The problem:
When using an inline layout, the menu drop-downs disappear behind other items that come further down the page and hence higher in stacking order number. The default z-index for the CSS menu box is 1, and I’ve tried changing it to a higher number, which it appears to take, but to no avail.
I’ve seen this problem come up before, and have tried changing the z-index of the box that gets in the way below the menu (‘Intro-Box’) to 0, as has been suggested in a post made by someone else previously. To no avail also.
Are there any ways around this problem?
The drop-down is from the ‘What we do’ button on the menu.
you have an html box named “Header-Box-Centre-Float” whose overflow is set
to auto. Change the overflow to visible, and that will your menu problems.
–
Ernie Simpson
On Sun, Aug 26, 2012 at 12:13 PM, Ian Halstead email@hidden wrote:
The problem:
When using an inline layout, the menu drop-downs disappear behind other
items that come further down the page and hence higher in stacking order
number. The default z-index for the CSS menu box is 1, and I’ve tried
changing it to a higher number, which it appears to take, but to no avail.

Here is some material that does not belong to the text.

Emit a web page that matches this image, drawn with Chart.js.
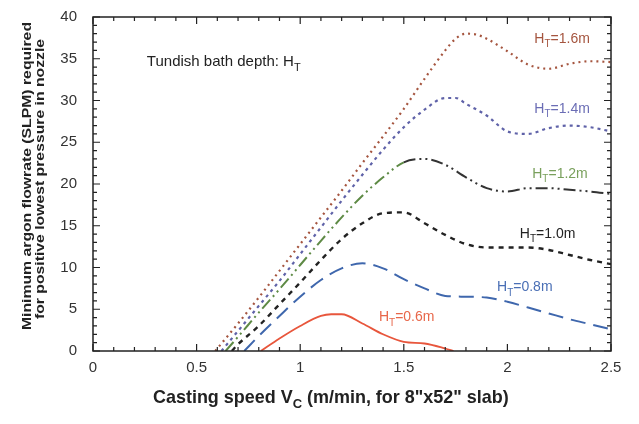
<!DOCTYPE html>
<html>
<head>
<meta charset="utf-8">
<script src="https://cdn.jsdelivr.net/npm/chart.js@4.4.1/dist/chart.umd.min.js"></script>
<style>
  body { margin: 0; background: #fff; }
  #wrap { width: 639px; height: 424px; }
</style>
</head>
<body>
<div id="wrap"><canvas id="flowChart" width="639" height="424"></canvas></div>
<script>
// ===================================
// DATA
// ===================================
const speed16 = [0.59, 0.7, 0.8, 0.9, 1.0, 1.1, 1.2, 1.3, 1.4, 1.5, 1.6, 1.7, 1.75, 1.8, 1.85, 1.9, 2.0, 2.1, 2.2, 2.3, 2.4, 2.5];
const flow16  = [0, 3.3, 6.4, 9.6, 12.8, 16.0, 19.2, 22.5, 25.7, 29.0, 32.6, 36.0, 37.4, 38.0, 37.9, 37.4, 35.9, 34.3, 33.8, 34.4, 34.7, 34.6];

const speed14 = [0.62, 0.7, 0.8, 0.9, 1.0, 1.1, 1.2, 1.3, 1.4, 1.5, 1.6, 1.7, 1.75, 1.8, 1.9, 2.0, 2.1, 2.2, 2.3, 2.4, 2.5];
const flow14  = [0, 2.4, 5.4, 8.4, 11.6, 14.8, 18.0, 21.1, 24.1, 26.8, 28.9, 30.3, 30.3, 29.6, 28.2, 26.3, 26.0, 26.7, 27.0, 26.8, 26.3];

const speed12 = [0.64, 0.7, 0.8, 0.9, 1.0, 1.1, 1.2, 1.3, 1.4, 1.5, 1.6, 1.7, 1.8, 1.9, 2.0, 2.1, 2.2, 2.3, 2.4, 2.5];
const flow12  = [0, 1.7, 4.6, 7.4, 10.3, 13.2, 16.0, 18.6, 20.8, 22.6, 23.0, 22.3, 20.8, 19.5, 19.1, 19.5, 19.5, 19.3, 19.1, 18.8];

const speed10 = [0.67, 0.7, 0.8, 0.9, 1.0, 1.1, 1.2, 1.3, 1.4, 1.5, 1.6, 1.7, 1.8, 1.9, 2.0, 2.1, 2.2, 2.3, 2.4, 2.5];
const flow10  = [0, 0.8, 3.0, 5.6, 8.2, 10.9, 13.4, 15.3, 16.5, 16.6, 15.3, 13.9, 12.8, 12.4, 12.4, 12.4, 12.1, 11.5, 10.9, 10.4];

const speed08 = [0.73, 0.8, 0.9, 1.0, 1.1, 1.2, 1.3, 1.4, 1.5, 1.6, 1.7, 1.8, 1.9, 2.0, 2.1, 2.2, 2.3, 2.4, 2.5];
const flow08  = [0, 1.8, 4.2, 6.5, 8.5, 9.9, 10.5, 9.9, 8.6, 7.5, 6.6, 6.5, 6.4, 5.9, 5.2, 4.5, 3.8, 3.2, 2.6];

const speed06 = [0.81, 0.9, 1.0, 1.1, 1.15, 1.2, 1.3, 1.4, 1.5, 1.6, 1.7, 1.74];
const flow06  = [0, 1.5, 3.0, 4.2, 4.4, 4.4, 3.3, 2.0, 1.1, 0.9, 0.3, 0];

const depthLabels = ["1.6m", "1.4m", "1.2m", "1.0m", "0.8m", "0.6m"];
const xTicks = [0, 0.5, 1, 1.5, 2, 2.5];
const yTicks = [0, 5, 10, 15, 20, 25, 30, 35, 40];

// ===================================
// HELPERS
// ===================================
const FONT = "'Liberation Sans', Arial, Helvetica, sans-serif";

function toPoints(xs, ys) {
  return xs.map((x, i) => ({ x: x, y: ys[i] }));
}

function drawSubText(ctx, parts, x, y, size, color, weight) {
  // parts: [text, subscript, text]
  ctx.save();
  ctx.fillStyle = color;
  ctx.textBaseline = "middle";
  ctx.textAlign = "left";
  let cx = x;
  parts.forEach((p, i) => {
    const isSub = i === 1;
    ctx.font = (weight || "normal") + " " + (isSub ? Math.round(size * 0.7) : size) + "px " + FONT;
    ctx.fillText(p, cx, isSub ? y + size * 0.38 : y);
    cx += ctx.measureText(p).width;
  });
  ctx.restore();
}

function measureSubText(ctx, parts, size, weight) {
  let w = 0;
  parts.forEach((p, i) => {
    ctx.font = (weight || "normal") + " " + (i === 1 ? Math.round(size * 0.7) : size) + "px " + FONT;
    w += ctx.measureText(p).width;
  });
  return w;
}

// curve labels: [value x, value y, colour]
const labelSpots = [
  [2.13, 37.4, "#a5553f"],
  [2.13, 29.0, "#6b6db5"],
  [2.12, 21.2, "#79a05c"],
  [2.06, 14.0, "#222222"],
  [1.95, 7.6, "#4a6fb5"],
  [1.38, 4.0, "#e8674a"]
];

// ===================================
// PLUGINS
// ===================================
const framePlugin = {
  id: "frame",
  afterDraw(chart) {
    const { ctx, chartArea: a, scales } = chart;
    const xs = scales.x, ys = scales.y;
    ctx.save();
    ctx.strokeStyle = "#222";
    ctx.lineWidth = 1.5;
    ctx.strokeRect(a.left, a.top, a.right - a.left, a.bottom - a.top);
    // inward ticks
    ctx.lineWidth = 1.2;
    ctx.beginPath();
    for (let i = 0; i <= 25; i++) {
      const px = xs.getPixelForValue(i / 10);
      const len = i % 5 === 0 ? 7 : 4;
      ctx.moveTo(px, a.bottom); ctx.lineTo(px, a.bottom - len);
      ctx.moveTo(px, a.top); ctx.lineTo(px, a.top + len);
    }
    for (let i = 0; i <= 40; i++) {
      const py = ys.getPixelForValue(i);
      const len = i % 5 === 0 ? 7 : 4;
      ctx.moveTo(a.left, py); ctx.lineTo(a.left + len, py);
      ctx.moveTo(a.right, py); ctx.lineTo(a.right - len, py);
    }
    ctx.stroke();
    ctx.restore();

    // curve labels
    labelSpots.forEach((s, i) => {
      drawSubText(ctx, ["H", "T", "=" + depthLabels[i]], xs.getPixelForValue(s[0]), ys.getPixelForValue(s[1]), 14, s[2]);
    });
    drawSubText(ctx, ["Tundish bath depth: H", "T", ""], xs.getPixelForValue(0.26), ys.getPixelForValue(34.6), 15, "#222");

    // x axis title, sized to the reference width
    const xParts = ["Casting speed V", "C", " (m/min, for 8\"x52\" slab)"];
    const xSize = 15 * 356 / measureSubText(ctx, xParts, 15, "bold");
    drawSubText(ctx, xParts, 153, 398, xSize, "#222", "bold");

    // y axis title, two lines stretched to the reference length
    ctx.save();
    ctx.fillStyle = "#222";
    ctx.textAlign = "center";
    ctx.textBaseline = "middle";
    ctx.font = "bold 12.5px " + FONT;
    const l1 = "Minimum argon flowrate (SLPM) required";
    const l2 = "for positive lowest pressure in nozzle";
    const sx = 308 / ctx.measureText(l1).width;
    ctx.translate(0, 176);
    ctx.rotate(-Math.PI / 2);
    ctx.scale(sx, 1);
    ctx.fillText(l1, 0, 28);
    ctx.fillText(l2, -3 / sx, 41);
    ctx.restore();
  }
};

// ===================================
// CHART
// ===================================
const base = {
  showLine: true,
  pointRadius: 0,
  borderWidth: 2,
  fill: false,
  cubicInterpolationMode: "monotone"
};

new Chart(document.getElementById("flowChart"), {
  type: "scatter",
  data: {
    datasets: [
      Object.assign({}, base, { label: "1.6", data: toPoints(speed16, flow16), borderColor: "#a5553f", borderDash: [2, 4], borderWidth: 2.2 }),
      Object.assign({}, base, { label: "1.4", data: toPoints(speed14, flow14), borderColor: "#5f62a8", borderDash: [3, 4], borderWidth: 2.2 }),
      Object.assign({}, base, {
        label: "1.2", data: toPoints(speed12, flow12), borderColor: "#5e8a45",
        borderDash: [12, 4, 2, 4, 2, 4],
        segment: { borderColor: (c) => (c.p0.parsed.x < 1.5 ? "#5e8a45" : "#333") }
      }),
      Object.assign({}, base, { label: "1.0", data: toPoints(speed10, flow10), borderColor: "#222", borderDash: [5, 5], borderWidth: 2.4 }),
      Object.assign({}, base, { label: "0.8", data: toPoints(speed08, flow08), borderColor: "#3f67ad", borderDash: [15, 8] }),
      Object.assign({}, base, { label: "0.6", data: toPoints(speed06, flow06), borderColor: "#e8563c", borderWidth: 1.8 })
    ]
  },
  options: {
    responsive: false,
    animation: false,
    layout: { padding: { top: 16, right: 28, left: 0, bottom: 0 } },
    plugins: { legend: { display: false }, tooltip: { enabled: false } },
    scales: {
      x: {
        type: "linear", min: 0, max: 2.5,
        grid: { display: false },
        border: { display: false },
        afterFit: (s) => { s.height = 73; },
        afterBuildTicks: (s) => { s.ticks = xTicks.map((v) => ({ value: v })); },
        ticks: { padding: 0, color: "#333", font: { family: FONT, size: 15 }, callback: (v) => String(v) }
      },
      y: {
        type: "linear", min: 0, max: 40,
        grid: { display: false },
        border: { display: false },
        afterFit: (s) => { s.width = 93; },
        afterBuildTicks: (s) => { s.ticks = yTicks.map((v) => ({ value: v })); },
        ticks: { padding: 8, color: "#333", font: { family: FONT, size: 15 }, callback: (v) => String(v) }
      }
    }
  },
  plugins: [framePlugin]
});
</script>
</body>
</html>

I’ve seen this problem come up before, and have tried changing the z-index
of the box that gets in the way below the menu (‘Intro-Box’) to 0, as has
been suggested in a post made by someone else previously. To no avail also.
Are there any ways around this problem?
The drop-down is from the ‘What we do’ button on the menu.
Ah yes… fantastic. So used to placing the overflow on auto for boxes that stretch the full width of the browser window, that I’d got a bit overenthusiastic and done it on this one as well.
Just realised that when using the compatibility mode on IE10 (W8 consumer preview), the CSS menus drop behind the box below again. Using the normal rendering mode, it’s fine.
It’s not clear in which versions of IE the ‘compatibility mode’ attempts to render. IE7 or IE8, both or some other?
Is there a way round this, given that it is a pharmacy website and may be visited by some out of date operating systems and browsers?
Hi Ian,
You can try and specify the compatibility mode in the page using the Microsoft proprietary meta tag. Hopefully it would overwrite the user’s compatibility mode setting but you would need to test this.
If this all looks like a massive pain in the (whatever) then you are pretty much on track. IE 10 has 6 rendering modes where you can instruct the browser to use one of it’s 3 rendering engines to show the page in various configurations.
Try out a few of these meta tags and see if any force the browser to render your menu as intended. Oh, and please report back so we can copy your hard work!
Regards,
Tim.
On 7 Sep 2012, at 10:40, Ian Halstead wrote:
Just realised that when using the compatibility mode on IE10 (W8 consumer preview), the CSS menus drop behind the box below again. Using the normal rendering mode, it’s fine.
I’m not sure if this will help in this instance, but I have found
sometimes in inline layouts where I am am having z-index layering
problems, setting the z-index value to auto for the div that contains
the one I’m trying to raise (or drop) helps.
I share your temptation, Ian. And here I thought the browser-makers
were finally starting to play nice. :-/
–
Ernie Simpson
On Fri, Sep 7, 2012 at 5:40 AM, Ian Halstead email@hidden wrote:
Just realised that when using the compatibility mode on IE10 (W8 consumer preview), the CSS menus drop behind the box below again. Using the normal rendering mode, it’s fine.
It’s not clear in which versions of IE the ‘compatibility mode’ attempts to render. IE7 or IE8, both or some other?
Is there a way round this, given that it is a pharmacy website and may be visited by some out of date operating systems and browsers?
I’m tempted to just leave it I must say!